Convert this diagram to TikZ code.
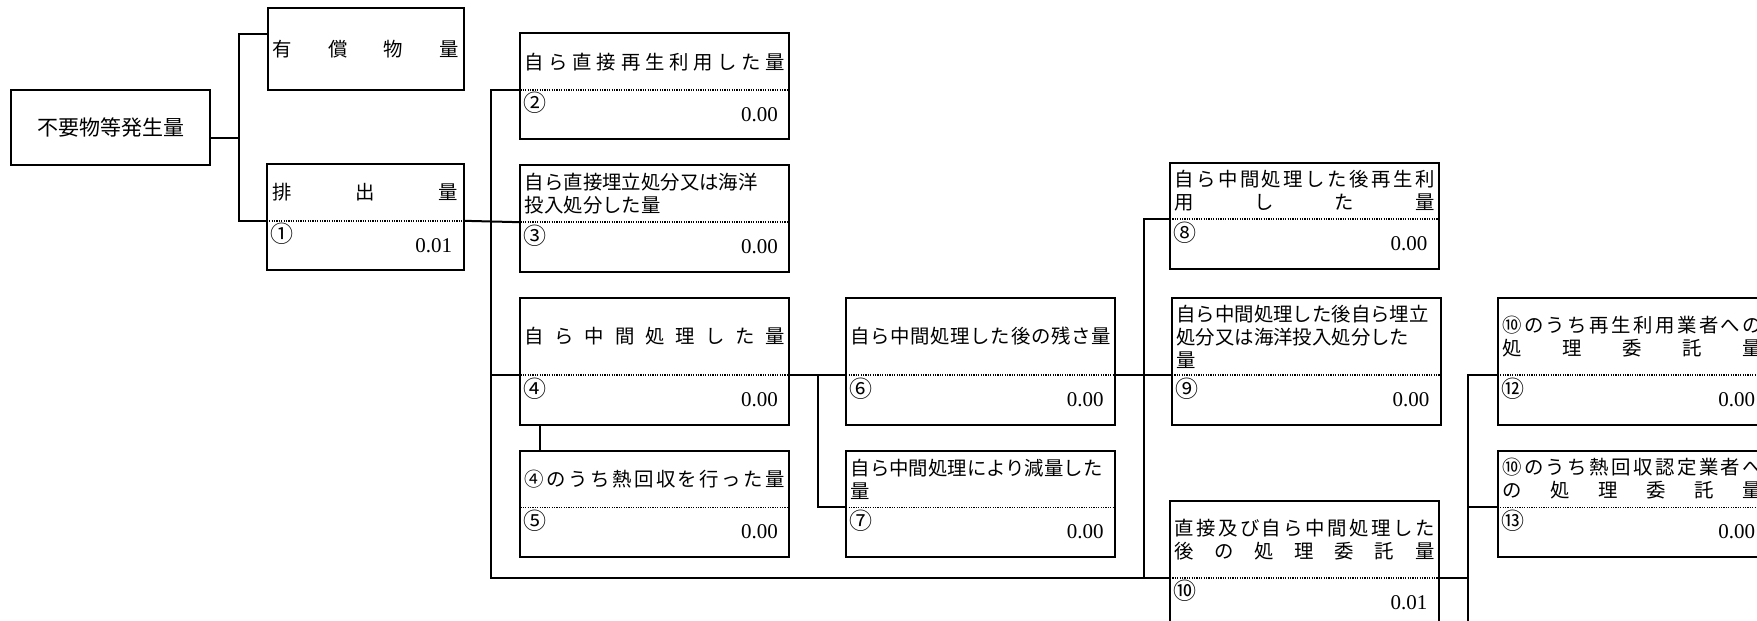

...

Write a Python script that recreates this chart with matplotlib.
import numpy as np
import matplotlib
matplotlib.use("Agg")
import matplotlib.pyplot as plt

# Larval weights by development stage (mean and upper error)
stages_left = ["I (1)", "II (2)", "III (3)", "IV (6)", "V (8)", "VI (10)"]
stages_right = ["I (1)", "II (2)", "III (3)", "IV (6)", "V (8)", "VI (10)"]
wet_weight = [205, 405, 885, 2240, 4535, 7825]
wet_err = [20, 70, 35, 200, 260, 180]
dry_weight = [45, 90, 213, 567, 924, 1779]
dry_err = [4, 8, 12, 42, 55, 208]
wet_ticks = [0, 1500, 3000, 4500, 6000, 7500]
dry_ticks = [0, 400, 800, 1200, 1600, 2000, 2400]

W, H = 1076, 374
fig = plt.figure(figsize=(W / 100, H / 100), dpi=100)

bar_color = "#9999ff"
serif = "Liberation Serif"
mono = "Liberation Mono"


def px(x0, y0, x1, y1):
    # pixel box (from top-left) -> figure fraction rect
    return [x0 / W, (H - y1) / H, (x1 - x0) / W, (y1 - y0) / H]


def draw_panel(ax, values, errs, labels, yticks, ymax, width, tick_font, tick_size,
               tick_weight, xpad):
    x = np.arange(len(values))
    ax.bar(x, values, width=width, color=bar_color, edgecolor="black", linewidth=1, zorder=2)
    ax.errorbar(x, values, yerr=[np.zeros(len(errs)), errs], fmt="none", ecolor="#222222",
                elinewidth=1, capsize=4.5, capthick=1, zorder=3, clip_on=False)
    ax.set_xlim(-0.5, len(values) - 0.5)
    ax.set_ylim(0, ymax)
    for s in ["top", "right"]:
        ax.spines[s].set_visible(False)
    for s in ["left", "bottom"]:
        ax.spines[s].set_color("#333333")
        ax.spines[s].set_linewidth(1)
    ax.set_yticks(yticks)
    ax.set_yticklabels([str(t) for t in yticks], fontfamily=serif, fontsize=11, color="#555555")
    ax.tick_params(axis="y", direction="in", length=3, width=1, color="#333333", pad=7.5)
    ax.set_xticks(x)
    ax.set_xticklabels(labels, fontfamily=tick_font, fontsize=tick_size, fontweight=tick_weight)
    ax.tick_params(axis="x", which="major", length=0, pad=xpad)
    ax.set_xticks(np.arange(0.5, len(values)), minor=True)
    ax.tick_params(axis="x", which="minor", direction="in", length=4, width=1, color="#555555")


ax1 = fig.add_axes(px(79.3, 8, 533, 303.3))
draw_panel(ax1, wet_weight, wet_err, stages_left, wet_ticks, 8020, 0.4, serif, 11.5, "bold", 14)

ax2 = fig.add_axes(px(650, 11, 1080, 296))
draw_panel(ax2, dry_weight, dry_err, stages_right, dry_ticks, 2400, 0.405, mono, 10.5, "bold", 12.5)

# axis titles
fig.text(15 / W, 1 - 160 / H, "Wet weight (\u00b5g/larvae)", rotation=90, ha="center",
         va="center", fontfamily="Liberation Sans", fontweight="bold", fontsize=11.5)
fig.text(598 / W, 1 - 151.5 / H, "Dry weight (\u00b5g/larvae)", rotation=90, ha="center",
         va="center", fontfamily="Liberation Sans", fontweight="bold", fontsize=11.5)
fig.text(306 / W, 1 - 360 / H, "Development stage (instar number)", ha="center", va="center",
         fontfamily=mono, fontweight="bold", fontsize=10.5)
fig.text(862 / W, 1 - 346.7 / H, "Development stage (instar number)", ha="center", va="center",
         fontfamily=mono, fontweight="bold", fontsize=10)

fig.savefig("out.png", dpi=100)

• **YOUR OBJECTIVE**: Above are the records; from them, give again exactly the lines from the one containing "Write a Python" through the one containing "return [x0 /", both included.

• **RESPONSE**:
Write a Python script that recreates this chart with matplotlib.
import numpy as np
import matplotlib
matplotlib.use("Agg")
import matplotlib.pyplot as plt

# Larval weights by development stage (mean and upper error)
stages_left = ["I (1)", "II (2)", "III (3)", "IV (6)", "V (8)", "VI (10)"]
stages_right = ["I (1)", "II (2)", "III (3)", "IV (6)", "V (8)", "VI (10)"]
wet_weight = [205, 405, 885, 2240, 4535, 7825]
wet_err = [20, 70, 35, 200, 260, 180]
dry_weight = [45, 90, 213, 567, 924, 1779]
dry_err = [4, 8, 12, 42, 55, 208]
wet_ticks = [0, 1500, 3000, 4500, 6000, 7500]
dry_ticks = [0, 400, 800, 1200, 1600, 2000, 2400]

W, H = 1076, 374
fig = plt.figure(figsize=(W / 100, H / 100), dpi=100)

bar_color = "#9999ff"
serif = "Liberation Serif"
mono = "Liberation Mono"


def px(x0, y0, x1, y1):
    # pixel box (from top-left) -> figure fraction rect
    return [x0 / W, (H - y1) / H, (x1 - x0) / W, (y1 - y0) / H]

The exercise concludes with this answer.